As a sort of invincible James Bond character, the raw charisma that Lee brought to Enter The Dragon, which was released just weeks after Lee died and made more than $400m at the box office, inspired generations to start practising techniques like the praying mantis, sticky hands, and the one-inch punch. He became an enduring source of pride for a country that felt continuously disrespected, particularly by America and its Chinese Exclusion Act. “Bruce did more for the Chinese psyche than any dozen politicians or martyrs,” said Robert Clouse, the film’s director, in an interview in Polly’s autobiography. A fitting tribute, according to Polly, would be to make a next-gen action-adventure game that truly honours the Bruce Lee movies.

Polly says Lee deserves to be framed as a “forefather” of gaming, too. He might not have lived long enough to play as himself with a joypad, but that doesn’t change the transformative effect he had on game developers throughout history. To paraphrase the martial arts legend himself, it’s clear that without Bruce Lee, gaming would have lacked so much emotive content.

Bruce Lee in The Big Boss, his first film, in 1971.
Bruce Lee in The Big Boss, his first film, in 1971. Photograph: Michael Ochs Archives/Getty Images

“One of Bruce’s first major movies was literally called The Big Boss,” the biographer concludes. “The plot is the whole structure of gaming, period: you fight a bunch of losers and progress to the big boss. This writing was all Bruce’s idea; he fought for it.
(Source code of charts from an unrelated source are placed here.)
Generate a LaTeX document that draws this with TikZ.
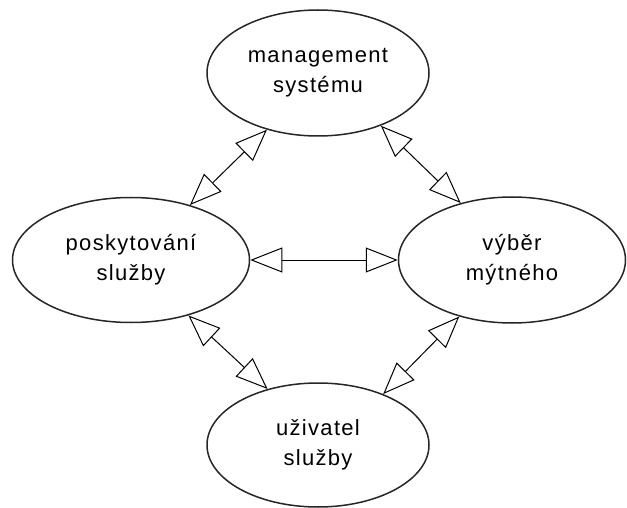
\documentclass[tikz,border=0pt]{standalone}
\usepackage{fontspec}
\setmainfont{Liberation Sans}[LetterSpace=6]
\usetikzlibrary{shapes.geometric,arrows.meta}
\tikzset{
  blob/.style={draw=black!85, line width=1.5pt, ellipse, inner sep=0pt, align=center,
    font=\fontsize{22}{30}\selectfont},
  link/.style={line width=1pt, {Triangle[open,length=32pt,width=25pt]}-{Triangle[open,length=32pt,width=25pt]}}
}
\begin{document}
\begin{tikzpicture}[x=1pt,y=-1pt]
\useasboundingbox (0,0) rectangle (627,508);
\node[blob, minimum width=222pt, minimum height=126pt] (t) at (318,73) {management\\systému};
\node[blob, minimum width=237pt, minimum height=125pt] (l) at (131,260) {poskytování\\služby};
\node[blob, minimum width=227pt, minimum height=126pt] (r) at (512,260) {výběr\\mýtného};
\node[blob, minimum width=222pt, minimum height=124pt] (b) at (318,445) {uživatel\\služby};
\draw[link] (t.228.8) -- (l.43.5);
\draw[link] (t.320.5) -- (r.132.9);
\draw[link] (l.east) -- (r.west);
\draw[link] (l.316.5) -- (b.132.2);
\draw[link] (r.227.1) -- (b.38.5);
\end{tikzpicture}
\end{document}
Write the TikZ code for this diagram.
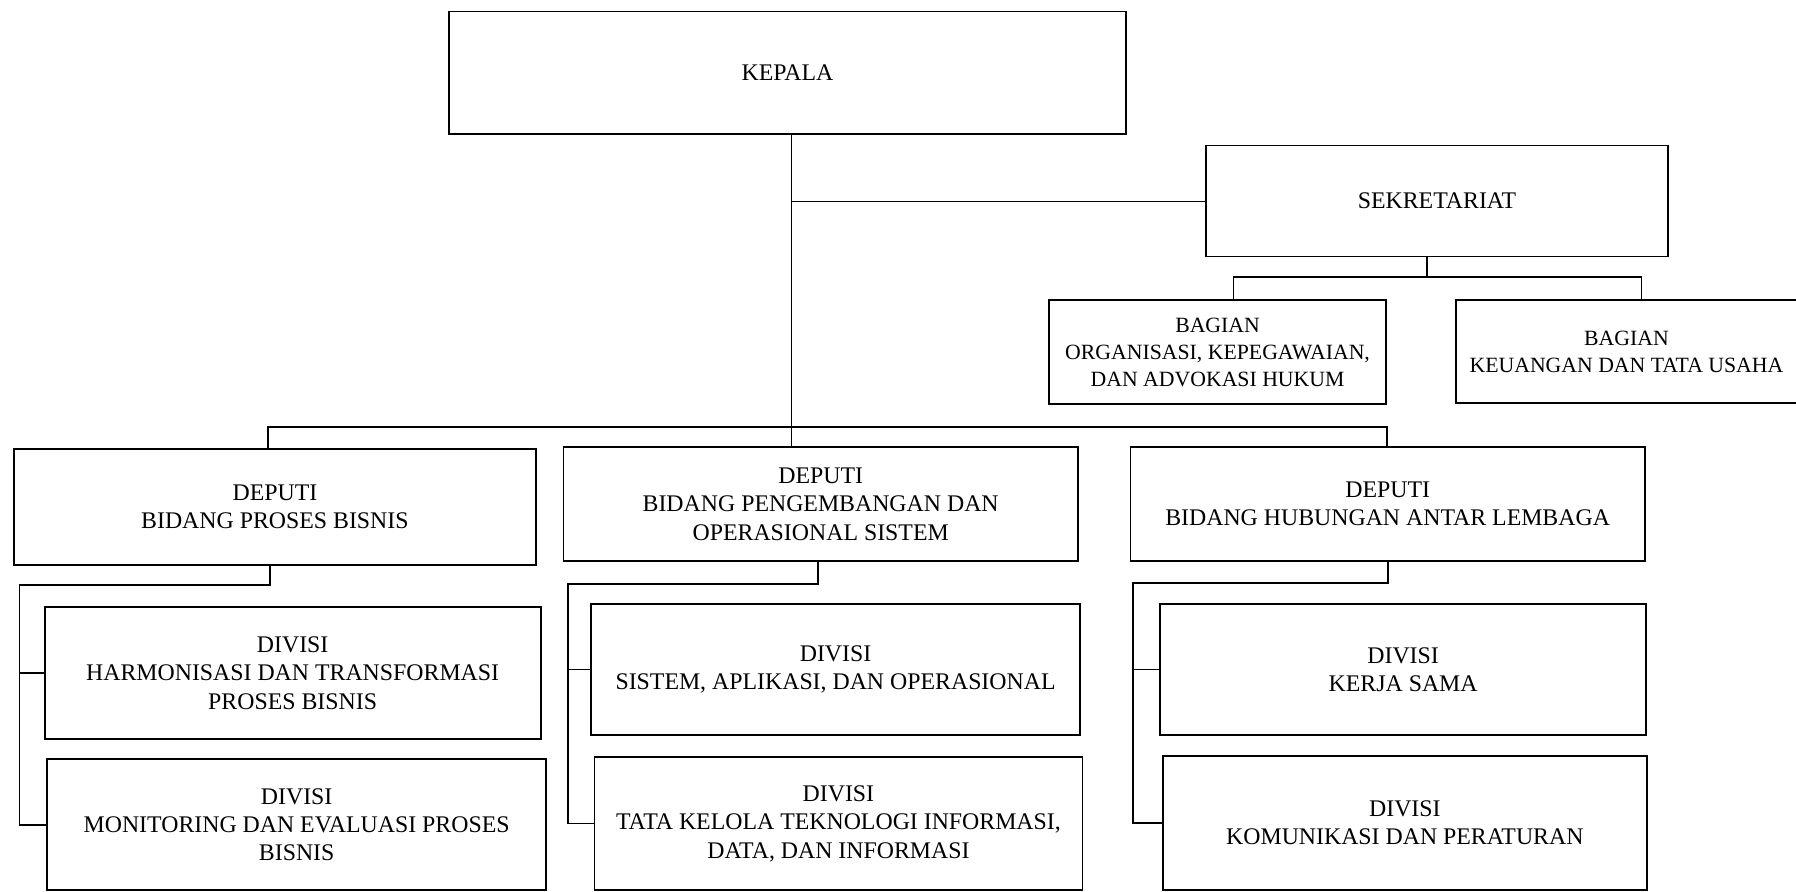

“When you watched Superman, you knew Christopher Reeve couldn’t fight or fly, right? But pretty much everything Bruce did on screen, he could do in real life. He was a superhero who just happened to act, not the other way around. The people who make the magical into reality will always be inspiring, especially to video games developers. Now, Bruce deserves a great next-gen game based on his life. At the very least, I hope we start to frame him as one of the forefathers of gaming.”

  • This article was amended on 29 August 2023. An earlier version quoted Matthew Polly describing The Big Boss as Bruce Lee’s “first movie”, when in fact he had referred to it as “one of Bruce Lee’s first major movies”.